- Given request
Write out, word for word, every line from the first one through the line that holds "1 ? Math.round(v)", and nothing else; skip the pictures.

- Dataset excerpt

######

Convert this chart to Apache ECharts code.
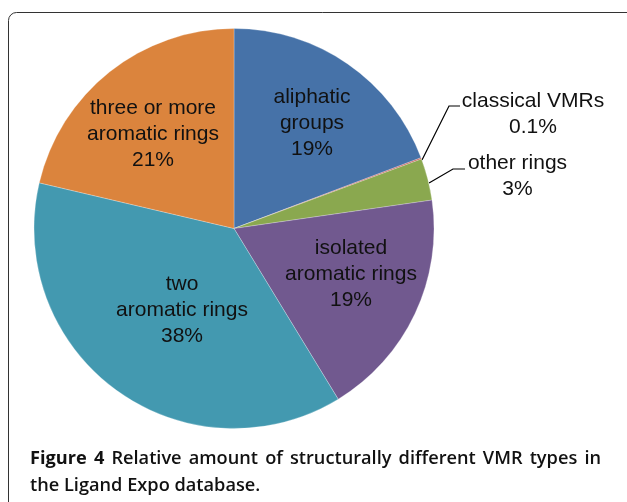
<!DOCTYPE html>
<html>
<head>
<meta charset="utf-8">
<script src="https://cdn.jsdelivr.net/npm/echarts@6/dist/echarts.min.js"></script>
<style>
html,body{margin:0;padding:0;background:#fff;}
#main{width:627px;height:502px;}
</style>
</head>
<body>
<div id="main"></div>
<script>
// ---- data ----
var categories = ['aliphatic\ngroups', 'classical VMRs', 'other rings', 'isolated\naromatic rings', 'two\naromatic rings', 'three or more\naromatic rings'];
var shares = [19.3, 0.1, 3.4, 18.6, 37.5, 21.4];
var captionBold = 'Figure 4';
var captionLine1 = 'Relative amount of structurally different VMR types in';
var captionLine2 = 'the Ligand Expo database.';

// ---- style / layout ----
var colors = ['#4672A8', '#C0504D', '#8AA84F', '#71598F', '#4399B0', '#DB843D'];
var CX = 234, CY = 228.5, R = 200;
var outside = [false, true, true, false, false, false];
// label block centres relative to pie centre
var labelOffsets = [[78, -105], [299, -114], [283.5, -52], [117, 45.5], [-52, 81.5], [-81, -94.5]];
// leader lines relative to pie centre
var leaderOffsets = {
  1: [[188, -68.5], [215, -122.5], [226, -122.5]],
  2: [[195, -45.5], [219, -59.5], [231, -59.5]]
};
var CAP_FONT = 'Open Sans', CAP_SIZE = 18.2;
var CAP_X0 = 30, CAP_X1 = 601, CAP_Y1 = 450, CAP_Y2 = 477;

function fmtPct(v) { return (v >= 1 ? Math.round(v) : v) + '%'; }

// justified first caption line
var ctx = document.createElement('canvas').getContext('2d');
function measure(t, w) { ctx.font = w + ' ' + CAP_SIZE + 'px "' + CAP_FONT + '"'; return ctx.measureText(t).width; }
var words = captionBold.split(' ').map(function (t) { return { t: t, w: 'bold' }; })
  .concat(captionLine1.split(' ').map(function (t) { return { t: t, w: 600 }; }));
var totalW = 0;
words.forEach(function (wd) { wd.width = measure(wd.t, wd.w); totalW += wd.width; });
var gap = (CAP_X1 - CAP_X0 - totalW) / (words.length - 1);
var captionEls = [];
var xx = CAP_X0;
words.forEach(function (wd) {
  captionEls.push({
    type: 'text', x: xx, y: CAP_Y1,
    style: { text: wd.t, fontFamily: CAP_FONT, fontWeight: wd.w, fontSize: CAP_SIZE, fill: '#111', verticalAlign: 'top' }
  });
  xx += wd.width + gap;
});
captionEls.push({
  type: 'text', x: CAP_X0, y: CAP_Y2,
  style: { text: captionLine2, fontFamily: CAP_FONT, fontWeight: 600, fontSize: CAP_SIZE, fill: '#111', verticalAlign: 'top' }
});

var chart = echarts.init(document.getElementById('main'));

var data = categories.map(function (c, i) {
  return {
    name: c,
    value: shares[i],
    itemStyle: { color: colors[i] },
    label: { position: outside[i] ? 'outside' : 'inside' },
    labelLine: { show: outside[i] }
  };
});

chart.setOption({
  animation: false,
  graphic: [
    {
      type: 'rect',
      shape: { x: 8.5, y: 12.5, width: 660, height: 560, r: 8 },
      style: { fill: 'none', stroke: '#333', lineWidth: 1 },
      z: 0
    }
  ].concat(captionEls),
  series: [{
    type: 'pie',
    center: [CX, CY],
    radius: R,
    startAngle: 90,
    clockwise: true,
    avoidLabelOverlap: false,
    itemStyle: { borderColor: 'rgba(255,255,255,0.5)', borderWidth: 0.5 },
    label: {
      color: '#111',
      fontFamily: 'Liberation Sans',
      fontSize: 21,
      lineHeight: 26,
      align: 'center',
      formatter: function (p) { return p.name + '\n' + fmtPct(p.value); }
    },
    labelLine: { lineStyle: { color: '#000', width: 1.2 } },
    labelLayout: function (p) {
      var i = p.dataIndex;
      var o = labelOffsets[i];
      var res = { x: CX + o[0], y: CY + o[1], align: 'center', verticalAlign: 'middle' };
      if (leaderOffsets[i]) {
        res.labelLinePoints = leaderOffsets[i].map(function (pt) { return [CX + pt[0], CY + pt[1]]; });
      }
      return res;
    },
    emphasis: { disabled: true },
    data: data
  }]
});
</script>
</body>
</html>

######

- Correct output
Convert this chart to Apache ECharts code.
<!DOCTYPE html>
<html>
<head>
<meta charset="utf-8">
<script src="https://cdn.jsdelivr.net/npm/echarts@6/dist/echarts.min.js"></script>
<style>
html,body{margin:0;padding:0;background:#fff;}
#main{width:627px;height:502px;}
</style>
</head>
<body>
<div id="main"></div>
<script>
// ---- data ----
var categories = ['aliphatic\ngroups', 'classical VMRs', 'other rings', 'isolated\naromatic rings', 'two\naromatic rings', 'three or more\naromatic rings'];
var shares = [19.3, 0.1, 3.4, 18.6, 37.5, 21.4];
var captionBold = 'Figure 4';
var captionLine1 = 'Relative amount of structurally different VMR types in';
var captionLine2 = 'the Ligand Expo database.';

// ---- style / layout ----
var colors = ['#4672A8', '#C0504D', '#8AA84F', '#71598F', '#4399B0', '#DB843D'];
var CX = 234, CY = 228.5, R = 200;
var outside = [false, true, true, false, false, false];
// label block centres relative to pie centre
var labelOffsets = [[78, -105], [299, -114], [283.5, -52], [117, 45.5], [-52, 81.5], [-81, -94.5]];
// leader lines relative to pie centre
var leaderOffsets = {
  1: [[188, -68.5], [215, -122.5], [226, -122.5]],
  2: [[195, -45.5], [219, -59.5], [231, -59.5]]
};
var CAP_FONT = 'Open Sans', CAP_SIZE = 18.2;
var CAP_X0 = 30, CAP_X1 = 601, CAP_Y1 = 450, CAP_Y2 = 477;

function fmtPct(v) { return (v >= 1 ? Math.round(v) : v) + '%'; }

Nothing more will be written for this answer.